I recently had the privilege of accompanying a retired Major General to Parris Island, to see the training that Marines go through at 13 weeks of boot camp. In addition I was able observe the stations of the Crucible, which I had read so much about and the Major General had invented and instituted. Finally, we were given VIP seating as we watched the graduation of 200 young men who were committed to serve our country as a Marine.
So much of what I have studied about emerging Missional Leadership Training was evidenced in every person and place within this Marine production facility. Just inside the security gate the first sign one sees is the mission statement of Parris Island “We Make Marines”.
Interestingly enough, I found myself just two weeks later, a bit exhausted from my work schedule and hoping to hang out poolside for a relaxing Memorial Day weekend (a holiday which is not about me).
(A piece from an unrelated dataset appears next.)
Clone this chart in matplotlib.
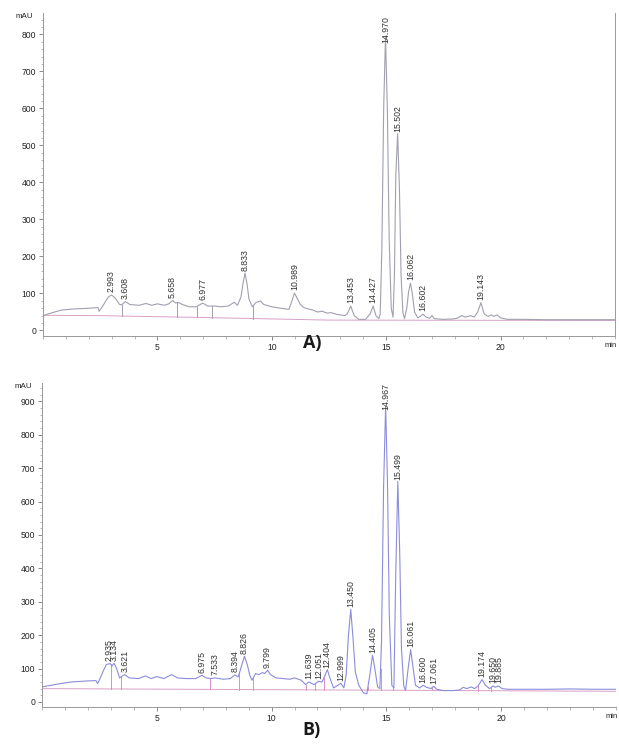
import numpy as np
import matplotlib
matplotlib.use("Agg")
import matplotlib.pyplot as plt
from matplotlib.ticker import MultipleLocator

plt.rcParams['font.family'] = ['Liberation Sans', 'DejaVu Sans']

# Panel A trace (time in min, signal in mAU)
a_time = [0.0, 0.4, 0.8, 1.3, 2.0, 2.4, 2.45, 2.55, 2.7, 2.85, 2.99, 3.15, 3.35, 3.45, 3.6, 3.8,
          4.2, 4.5, 4.75, 5.0, 5.3, 5.5, 5.66, 5.8, 5.9, 6.1, 6.4, 6.7, 6.98, 7.2, 7.5, 7.8,
          8.1, 8.35, 8.5, 8.65, 8.75, 8.83, 8.92, 9.0, 9.15, 9.3, 9.5, 9.65, 10.0, 10.4, 10.75,
          10.88, 10.99, 11.1, 11.25, 11.4, 11.6, 11.8, 12.0, 12.2, 12.4, 12.6, 12.8, 13.0, 13.2,
          13.3, 13.45, 13.6, 13.8, 14.1, 14.3, 14.43, 14.55, 14.68, 14.74, 14.81, 14.89, 14.97,
          15.05, 15.13, 15.22, 15.3, 15.36, 15.42, 15.5, 15.58, 15.65, 15.73, 15.8, 15.9, 15.98,
          16.06, 16.14, 16.24, 16.38, 16.5, 16.6, 16.75, 16.9, 17.0, 17.1, 17.5, 17.9, 18.1,
          18.3, 18.45, 18.7, 18.85, 19.0, 19.14, 19.28, 19.45, 19.6, 19.7, 19.85, 20.0, 20.3,
          21.0, 22.0, 23.0, 24.0, 25.0]
a_signal = [40, 48, 55, 58, 60, 62, 52, 60, 75, 90, 96, 88, 70, 70, 78, 70,
            68, 73, 68, 72, 68, 72, 81, 74, 76, 70, 64, 64, 74, 66, 66, 64,
            66, 76, 68, 90, 130, 155, 125, 85, 64, 75, 80, 70, 64, 60, 57,
            80, 101, 88, 70, 62, 58, 55, 50, 52, 47, 48, 44, 42, 40,
            45, 66, 40, 30, 30, 45, 66, 40, 32, 45, 220, 600, 795,
            600, 250, 60, 36, 150, 420, 532, 380, 150, 48, 32, 60, 105,
            128, 100, 50, 34, 38, 44, 36, 33, 40, 32, 30, 31, 33,
            40, 36, 40, 36, 50, 75, 45, 38, 42, 38, 42, 34, 30,
            30, 29, 29, 29, 29]
a_base_time = [0.0, 2.5, 7.0, 12.5, 25.0]
a_base_signal = [41, 40, 35, 28, 27]
a_drop_time = [3.44, 5.87, 6.71, 7.37, 9.19]
a_peak_rt = [2.993, 3.608, 5.658, 6.977, 8.833, 10.989, 13.453, 14.427, 14.970, 15.502,
             16.062, 16.602, 19.143]
a_peak_label = ["2.993", "3.608", "5.658", "6.977", "8.833", "10.989", "13.453", "14.427",
                "14.970", "15.502", "16.062", "16.602", "19.143"]

# Panel B trace
b_time = [0.0, 0.4, 0.8, 1.3, 2.0, 2.35, 2.42, 2.5, 2.65, 2.8, 2.97, 3.05, 3.14, 3.25, 3.38,
          3.5, 3.6, 3.8, 4.2, 4.5, 4.75, 5.0, 5.3, 5.65, 5.9, 6.3, 6.7, 6.97, 7.15, 7.35, 7.55,
          7.9, 8.2, 8.4, 8.55, 8.7, 8.82, 8.95, 9.05, 9.15, 9.3, 9.45, 9.6, 9.7, 9.83, 9.95,
          10.2, 10.5, 10.8, 11.0, 11.3, 11.48, 11.62, 11.85, 12.05, 12.2, 12.3, 12.43, 12.55,
          12.7, 12.85, 13.02, 13.15, 13.25, 13.35, 13.45, 13.55, 13.65, 13.8, 14.0, 14.15,
          14.28, 14.4, 14.5, 14.62, 14.72, 14.79, 14.88, 14.97, 15.05, 15.13, 15.24, 15.33,
          15.41, 15.5, 15.58, 15.66, 15.76, 15.84, 15.95, 16.06, 16.15, 16.27, 16.45, 16.6,
          16.75, 16.95, 17.06, 17.2, 17.5, 17.9, 18.2, 18.35, 18.5, 18.7, 18.85, 19.0, 19.17,
          19.32, 19.5, 19.65, 19.75, 19.88, 20.05, 20.3, 21.0, 22.0, 23.0, 24.0, 25.0]
b_signal = [45, 50, 55, 60, 63, 64, 55, 66, 90, 112, 115, 108, 116, 100, 72,
            78, 82, 72, 70, 78, 70, 76, 70, 82, 72, 70, 70, 80, 72, 70, 72,
            68, 70, 81, 75, 110, 137, 110, 80, 65, 85, 82, 88, 85, 95, 82,
            72, 70, 68, 72, 65, 52, 60, 52, 62, 60, 75, 97, 70,
            42, 48, 56, 42, 80, 200, 277, 190, 90, 50, 28, 24,
            80, 140, 100, 45, 40, 180, 640, 886, 660, 260, 50, 42,
            380, 660, 460, 160, 48, 35, 100, 157, 110, 50, 42, 50,
            44, 40, 47, 38, 34, 34, 36, 44, 40, 45, 40, 48, 67,
            50, 40, 48, 44, 48, 40, 38, 38, 38, 39, 38, 38]
b_base_time = [0.0, 25.0]
b_base_signal = [40, 32]
b_drop_time = [3.0, 3.42, 7.3, 8.6, 9.2, 11.48, 11.88, 12.28, 14.2, 14.75, 15.3, 15.82,
               17.0, 19.0, 19.55]
b_peak_rt = [2.935, 3.134, 3.621, 6.975, 7.533, 8.394, 8.826, 9.799, 11.639, 12.051, 12.404,
             12.999, 13.450, 14.405, 14.967, 15.499, 16.061, 16.600, 17.061, 19.174, 19.650,
             19.885]
b_peak_label = ["2.935", "3.134", "3.621", "6.975", "7.533", "8.394", "8.826", "9.799",
                "11.639", "12.051", "12.404", "12.999", "13.450", "14.405", "14.967",
                "15.499", "16.061", "16.600", "17.061", "19.174", "19.650", "19.885"]


def draw_panel(ax, t, s, bt, bs, drops, rts, labels, ymax, ytop, line_color, drop_color, right_spine):
    ax.plot(bt, bs, color='#d8a0c8', lw=0.7, zorder=1)
    for d in drops:
        lo = np.interp(d, bt, bs)
        hi = np.interp(d, t, s)
        ax.plot([d, d], [lo, hi], color=drop_color, lw=0.7, zorder=1)
    ax.plot(t, s, color=line_color, lw=0.8, zorder=2)
    for rt, lab in zip(rts, labels):
        apex = np.interp(rt, t, s)
        y = min(apex + 8, ymax - 80)
        ax.text(rt, y, lab, rotation=90, ha='center', va='bottom', fontsize=6.3,
                color='#333333', clip_on=False)
    ax.set_xlim(0, 25)
    ax.set_ylim(-15, ymax)
    ax.set_xticks([5, 10, 15, 20])
    ax.xaxis.set_minor_locator(MultipleLocator(1))
    ax.set_yticks(list(range(0, ytop + 1, 100)))
    ax.yaxis.set_minor_locator(MultipleLocator(20))
    ax.tick_params(which='major', length=3, width=0.6, color='#777777', labelsize=6.2,
                   labelcolor='#222222', pad=2)
    ax.tick_params(which='minor', length=1.8, width=0.5, color='#999999')
    ax.spines['top'].set_visible(False)
    ax.spines['right'].set_visible(right_spine)
    for sp in ['left', 'bottom', 'right']:
        ax.spines[sp].set_color('#999999')
        ax.spines[sp].set_linewidth(0.7)
    ax.text(-0.018, 1.0, 'mAU', transform=ax.transAxes, ha='right', va='top',
            fontsize=5.8, color='#222222')
    ax.text(1.004, -0.02, 'min', transform=ax.transAxes, ha='right', va='top',
            fontsize=5.5, color='#222222')


fig = plt.figure(figsize=(6.19, 7.49), dpi=100)
ax_a = fig.add_axes([0.0695, 0.5514, 0.924, 0.4312])
ax_b = fig.add_axes([0.0679, 0.0561, 0.927, 0.4326])

draw_panel(ax_a, a_time, a_signal, a_base_time, a_base_signal, a_drop_time, a_peak_rt,
           a_peak_label, 858, 800, '#a0a0b0', '#a0a0b0', True)
draw_panel(ax_b, b_time, b_signal, b_base_time, b_base_signal, b_drop_time, b_peak_rt,
           b_peak_label, 955, 900, '#8c8cdc', '#d890c8', False)

fig.text(0.504, 0.542, 'A)', ha='center', va='center', fontsize=13, fontweight='bold',
         family='Open Sans', color='#1a1a1a')
fig.text(0.504, 0.025, 'B)', ha='center', va='center', fontsize=13, fontweight='bold',
         family='Open Sans', color='#1a1a1a')

fig.savefig('out.png', dpi=100, facecolor='white')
When I found those expectations unmet, I really wrestled internally with my feelings of “deserved rest.” This conflicted feeling coupled with the reality that I was readying to teach an online summer course on “The Theology of Servant Leadership” not only compounded my sense of need for rest but also revealed my ever-present selfishness.
Sociologists would say that I am cut from the cloth of The Boomers, the Me Generation and most likely you would find us more self-absorbed and focused on self-gain and self-fulfillment than selfless servanthood and certainly with little connection to the last Great Generation. Sociologists Howe and Strauss in their studies on generational and historical “turnings” would point out the current global unrest is aligned with a generational flavor among the generational Millennial Mosaics. These, the next great generation, who populate our middle schools, high schools and universities are activistic servants – postured to positively impact a frayed globe. It is no surprise that the Middle East is experiencing the death of self-focused, despotic leadership – that chapter is ending. However, the question is has this rising generation been infused with a Kingdom perspective to take the reigns of leadership and correct the course, or is the situation merely ripe for extremist infiltration into leaders. Who serves the role of Parris Island for the Christian church? Who is making Spiritual Marines and are all Christian marines able to use their offensive weapon, the word? Who is shaping and encouraging the next Easy Company of missionaries to risk it all for the sake of the kingdom?
This week, I began teaching my online class which is built upon Philippians Chapter 2. Last night we gathered again with a group of young men and began to watch “The Pacific” which tells the intertwined stories of three Marines during America’s battle with the Japanese in the Pacific during World War II. I believe that these boys intuitively understand the heart of servanthood and valor and could just be the next great generation. If you are that generation, then keep up the great work!